The Heck cattle that roam Oostvaardersplassen are the products of a fraught history. The last wild cow (bos primigenius), or ‘aurochs’, died in a Polish forest in 1627, the first historically recorded extinction, predating the dodo. In the 1920s however two German brothers, Lutz and Heinz Heck, had the idea that even though in the wild the animal has gone extinct, it should in principle be possible to breed an animal that closely resembles the extinct wild type by strategically crossing domestic cow breeds carrying particular primordial characteristics. As the directors of Berlin and Munich zoos, they started a breeding program combining a large variety of English, Spanish, French and Hungarian breeds, using some for the coloration, others for the right horn shape, and Spanish fighting breeds to increase aggressiveness.

Halfway through the 1930s, the Heck brothers claimed success in having recreated the extinct aurochs, an animal closely resembling those depicted in cave paintings, the template the brothers used for their breeding efforts. By then especially Lutz Heck had managed to align his zoological and conservationist endeavours with the Nazi regime that had come to power. Going on hunting parties with Hermann Goering, he managed to convince the head of the Luftwaffe and Reichsjaegermeister of his vision of repopulating nature reserves with the backbred aurochsen. A small group of these animals were let loose in Rominten Heide, Goering’s personal hunting ground. And after the uncontrollably wild animals had wreaked havoc upon the local residents and disrupted the deer feeding in winter, they were transferred to the primordial Bialowieza forest in newly conquered eastern Europe.

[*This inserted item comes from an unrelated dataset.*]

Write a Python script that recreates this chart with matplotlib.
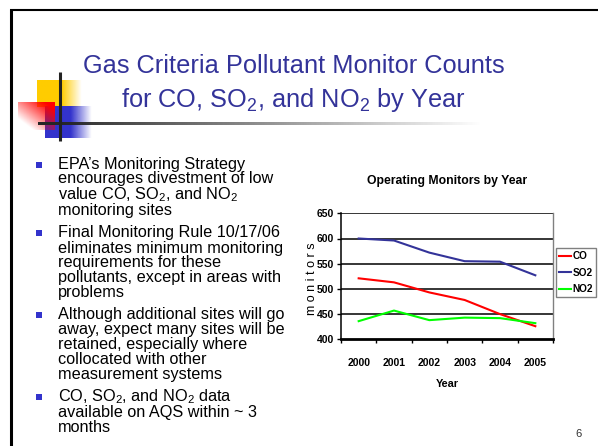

The rewilded Heck cattle in the forest is believed not to have survived the war, being shot either by Goering to prevent them from falling into enemy hands, or by the advancing Soviet soldiers looking for a good meal. A few animals however survived the bombing of the Munich zoo, and are to this day on exhibit there. In the early 1980s a few of these what have come to be called ‘Heck cattle’ were brought over to the OVP as hardy grazing tools that could survive winter on their own. Thirty years later hundreds of them roam the OVP, and can be found in numerous sites across Europe where they are used in a variety of ecological restoration projects. While emanating from a nationalist, Volkisch and eugenicist biopolitics and a horrific geopolitics of expanding nonhuman lebensraum, these animals now function in what could be considered a cosmopolitical, non-essentialist, open ended experimental mode of conservation.

Heck cattle at OVP in winter (photo: martijn de jonge)

When however Derek Gow, a British conservationist, brought a few over to his Devon farm in 2009 the UK press from the Daily Mail to the Guardian reported on this bovine invasion of ‘nazi cows’, leading to a variety of headline puns on Hitler and his bulls.